The land was sheep country, too far north for grapes. The local wine was mediocre, pawned off to roughhewn wool buyers or consumed by locals as vin de table.
Nevertheless, to raise money for monasteries, Benedictine monks steadily improved their vineyards. They learned what grapes fared well in the cool climate and chalky soils around Reims, the historic Benedictine cathedral town where French kings were crowned. They spent a significant effort dealing with the pesky problem of carbon dioxide—a natural byproduct of all winemaking.
Because wine did not travel well, local wine had to be poured at coronations and royal events at Reims. The local wine became linked to sumptuous celebrations and elite society.

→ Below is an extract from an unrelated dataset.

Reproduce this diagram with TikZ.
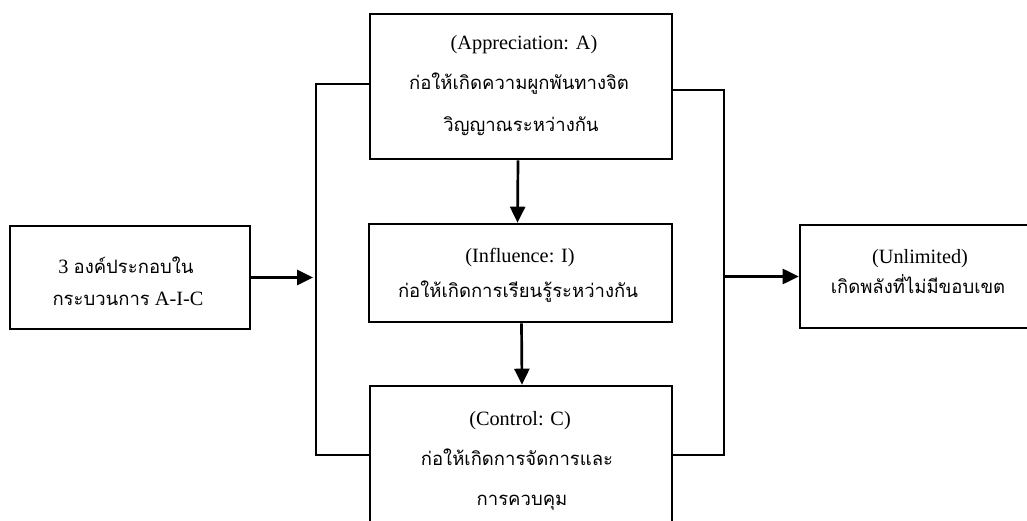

Louis XIV significantly burnished the local wine’s image when he enjoyed it along with his other obsessions of fashion, luxury, and prestige. Then Louis XV—son of the Sun King—authorized transportation of the local wine to other regions in bottles. Now, instead of the wine going flat in wooden barrels, the CO2 remained trapped in the wine. It sparkled.
When English glassmakers improved bottles to contain higher pressures in the mid-1600s, the wine from the cold sheep country found its niche as a special wine for celebrations. Mythology followed. Pierre “Dom” Pérignon did not invent Champagne and never announced he was “seeing stars.” While Pérignon substantially improved vineyard management, he actually toiled to avoid bubbles. In a pure PR move, Pérignon was credited with Champagne’s creation a century after his death.
Bottles enhanced the Champagne myth. At first, labels showcased association with nobility. After the French Revolution, labels promoted Champagne as the soul and character of the French people. Voltaire proclaimed Champagne “the most glorious expression” of French civilization.
Myth making accelerated. Jean-Rémy Moët established Moët in the United States with George Washington as a happy customer. Napoleon used Champagne to toast a new, industrious bourgeois society. When the Russian army routed Napoleon and reached the city of Reims, the resourceful Veuve (“widow”) Clicquot welcomed the soldiers. Instead of destroying her winery, the Russians got drunk and went home as an eager market for her product.
The Industrial Revolution expanded markets. Winery innovations improved efficiency and quality. Champagne entered a golden age that continues today. Champagne became symbolic of sophisticated celebrations, triumphs, luxury, indulgence. The neglected region of sheep and inferior grapes turned the wine world upside down.
Last round: Wine gives people ideas. Champagne gives people strategies.